_Given data:_
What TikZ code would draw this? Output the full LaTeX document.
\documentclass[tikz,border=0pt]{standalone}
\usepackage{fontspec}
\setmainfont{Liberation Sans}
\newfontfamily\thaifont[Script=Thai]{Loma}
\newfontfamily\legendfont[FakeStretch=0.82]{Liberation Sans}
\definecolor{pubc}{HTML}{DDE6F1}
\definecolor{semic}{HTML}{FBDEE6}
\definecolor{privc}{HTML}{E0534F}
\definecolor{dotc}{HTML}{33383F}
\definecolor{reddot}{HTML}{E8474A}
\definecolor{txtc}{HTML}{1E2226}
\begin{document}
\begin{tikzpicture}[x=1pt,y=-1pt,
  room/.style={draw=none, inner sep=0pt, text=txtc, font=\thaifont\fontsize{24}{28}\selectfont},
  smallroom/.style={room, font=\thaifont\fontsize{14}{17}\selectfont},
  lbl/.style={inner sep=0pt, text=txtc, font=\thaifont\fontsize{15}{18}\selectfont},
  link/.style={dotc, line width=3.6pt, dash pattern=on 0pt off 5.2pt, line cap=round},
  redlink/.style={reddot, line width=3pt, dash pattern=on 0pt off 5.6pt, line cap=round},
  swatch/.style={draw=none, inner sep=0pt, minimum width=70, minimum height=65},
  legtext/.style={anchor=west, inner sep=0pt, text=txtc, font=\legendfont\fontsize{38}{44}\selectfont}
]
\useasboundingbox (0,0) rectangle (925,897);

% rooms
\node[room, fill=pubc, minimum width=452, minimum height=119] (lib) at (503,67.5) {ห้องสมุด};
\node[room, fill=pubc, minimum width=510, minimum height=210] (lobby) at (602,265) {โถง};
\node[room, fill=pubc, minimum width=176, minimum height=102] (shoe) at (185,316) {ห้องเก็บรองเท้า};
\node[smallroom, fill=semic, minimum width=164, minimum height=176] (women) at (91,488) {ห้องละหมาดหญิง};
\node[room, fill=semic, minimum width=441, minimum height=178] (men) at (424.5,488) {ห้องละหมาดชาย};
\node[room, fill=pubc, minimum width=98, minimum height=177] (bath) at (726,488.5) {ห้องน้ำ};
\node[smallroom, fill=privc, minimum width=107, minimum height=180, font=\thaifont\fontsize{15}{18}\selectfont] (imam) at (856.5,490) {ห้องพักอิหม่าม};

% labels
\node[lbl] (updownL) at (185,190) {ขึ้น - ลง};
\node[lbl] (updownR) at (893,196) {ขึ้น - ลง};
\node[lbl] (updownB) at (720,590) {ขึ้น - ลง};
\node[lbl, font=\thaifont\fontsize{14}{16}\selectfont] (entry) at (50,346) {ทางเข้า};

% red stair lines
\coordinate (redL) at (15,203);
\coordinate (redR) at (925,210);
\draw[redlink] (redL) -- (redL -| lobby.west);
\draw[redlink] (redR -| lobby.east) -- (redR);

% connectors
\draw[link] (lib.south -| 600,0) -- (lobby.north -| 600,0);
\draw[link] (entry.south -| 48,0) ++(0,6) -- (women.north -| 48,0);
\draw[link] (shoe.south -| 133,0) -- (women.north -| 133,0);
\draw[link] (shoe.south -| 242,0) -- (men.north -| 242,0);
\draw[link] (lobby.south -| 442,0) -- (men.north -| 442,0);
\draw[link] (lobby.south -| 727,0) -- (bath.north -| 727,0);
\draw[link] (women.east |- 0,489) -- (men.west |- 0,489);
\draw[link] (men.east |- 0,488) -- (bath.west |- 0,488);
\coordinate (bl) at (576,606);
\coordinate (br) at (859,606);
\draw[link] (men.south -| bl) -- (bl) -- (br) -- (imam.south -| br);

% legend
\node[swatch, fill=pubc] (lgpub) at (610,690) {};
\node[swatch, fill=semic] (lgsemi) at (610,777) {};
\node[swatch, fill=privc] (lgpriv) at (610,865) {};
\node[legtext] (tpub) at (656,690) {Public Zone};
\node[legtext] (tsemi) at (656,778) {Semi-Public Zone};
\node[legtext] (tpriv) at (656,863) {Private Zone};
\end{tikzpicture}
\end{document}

...

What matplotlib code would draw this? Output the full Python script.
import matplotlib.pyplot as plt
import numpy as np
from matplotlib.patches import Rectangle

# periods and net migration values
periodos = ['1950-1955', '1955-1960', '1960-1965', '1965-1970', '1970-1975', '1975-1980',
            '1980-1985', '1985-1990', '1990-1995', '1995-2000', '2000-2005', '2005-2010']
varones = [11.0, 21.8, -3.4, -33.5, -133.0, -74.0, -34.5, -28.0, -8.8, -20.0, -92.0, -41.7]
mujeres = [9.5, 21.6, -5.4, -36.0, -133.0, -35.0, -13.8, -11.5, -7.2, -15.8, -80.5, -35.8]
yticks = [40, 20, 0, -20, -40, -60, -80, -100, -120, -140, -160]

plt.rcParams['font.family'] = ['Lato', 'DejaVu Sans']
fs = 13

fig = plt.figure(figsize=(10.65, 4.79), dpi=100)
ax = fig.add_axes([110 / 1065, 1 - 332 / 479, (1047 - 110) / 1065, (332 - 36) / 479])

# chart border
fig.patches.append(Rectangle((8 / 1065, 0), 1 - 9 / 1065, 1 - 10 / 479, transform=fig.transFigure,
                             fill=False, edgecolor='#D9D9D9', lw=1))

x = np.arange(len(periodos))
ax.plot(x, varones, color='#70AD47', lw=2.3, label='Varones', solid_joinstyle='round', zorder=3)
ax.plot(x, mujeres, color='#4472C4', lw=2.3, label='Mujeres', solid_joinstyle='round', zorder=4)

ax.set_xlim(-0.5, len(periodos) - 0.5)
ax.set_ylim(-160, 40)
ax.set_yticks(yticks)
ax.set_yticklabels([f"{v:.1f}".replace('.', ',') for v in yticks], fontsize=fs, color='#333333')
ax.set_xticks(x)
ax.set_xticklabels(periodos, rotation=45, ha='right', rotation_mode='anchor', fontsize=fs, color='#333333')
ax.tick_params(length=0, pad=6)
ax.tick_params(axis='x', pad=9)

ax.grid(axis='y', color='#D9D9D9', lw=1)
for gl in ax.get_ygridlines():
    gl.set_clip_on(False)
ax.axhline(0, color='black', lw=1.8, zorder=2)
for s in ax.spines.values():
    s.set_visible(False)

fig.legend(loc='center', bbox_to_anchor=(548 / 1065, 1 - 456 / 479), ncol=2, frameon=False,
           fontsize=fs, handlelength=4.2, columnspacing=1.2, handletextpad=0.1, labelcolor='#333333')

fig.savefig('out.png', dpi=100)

_What needs to be done:_ Above this instruction are the records; retype exactly the lines from the one containing "What TikZ code" up to and including the one containing "(entry) at (50,346)".

_Solution:_
What TikZ code would draw this? Output the full LaTeX document.
\documentclass[tikz,border=0pt]{standalone}
\usepackage{fontspec}
\setmainfont{Liberation Sans}
\newfontfamily\thaifont[Script=Thai]{Loma}
\newfontfamily\legendfont[FakeStretch=0.82]{Liberation Sans}
\definecolor{pubc}{HTML}{DDE6F1}
\definecolor{semic}{HTML}{FBDEE6}
\definecolor{privc}{HTML}{E0534F}
\definecolor{dotc}{HTML}{33383F}
\definecolor{reddot}{HTML}{E8474A}
\definecolor{txtc}{HTML}{1E2226}
\begin{document}
\begin{tikzpicture}[x=1pt,y=-1pt,
  room/.style={draw=none, inner sep=0pt, text=txtc, font=\thaifont\fontsize{24}{28}\selectfont},
  smallroom/.style={room, font=\thaifont\fontsize{14}{17}\selectfont},
  lbl/.style={inner sep=0pt, text=txtc, font=\thaifont\fontsize{15}{18}\selectfont},
  link/.style={dotc, line width=3.6pt, dash pattern=on 0pt off 5.2pt, line cap=round},
  redlink/.style={reddot, line width=3pt, dash pattern=on 0pt off 5.6pt, line cap=round},
  swatch/.style={draw=none, inner sep=0pt, minimum width=70, minimum height=65},
  legtext/.style={anchor=west, inner sep=0pt, text=txtc, font=\legendfont\fontsize{38}{44}\selectfont}
]
\useasboundingbox (0,0) rectangle (925,897);

% rooms
\node[room, fill=pubc, minimum width=452, minimum height=119] (lib) at (503,67.5) {ห้องสมุด};
\node[room, fill=pubc, minimum width=510, minimum height=210] (lobby) at (602,265) {โถง};
\node[room, fill=pubc, minimum width=176, minimum height=102] (shoe) at (185,316) {ห้องเก็บรองเท้า};
\node[smallroom, fill=semic, minimum width=164, minimum height=176] (women) at (91,488) {ห้องละหมาดหญิง};
\node[room, fill=semic, minimum width=441, minimum height=178] (men) at (424.5,488) {ห้องละหมาดชาย};
\node[room, fill=pubc, minimum width=98, minimum height=177] (bath) at (726,488.5) {ห้องน้ำ};
\node[smallroom, fill=privc, minimum width=107, minimum height=180, font=\thaifont\fontsize{15}{18}\selectfont] (imam) at (856.5,490) {ห้องพักอิหม่าม};

% labels
\node[lbl] (updownL) at (185,190) {ขึ้น - ลง};
\node[lbl] (updownR) at (893,196) {ขึ้น - ลง};
\node[lbl] (updownB) at (720,590) {ขึ้น - ลง};
\node[lbl, font=\thaifont\fontsize{14}{16}\selectfont] (entry) at (50,346) {ทางเข้า};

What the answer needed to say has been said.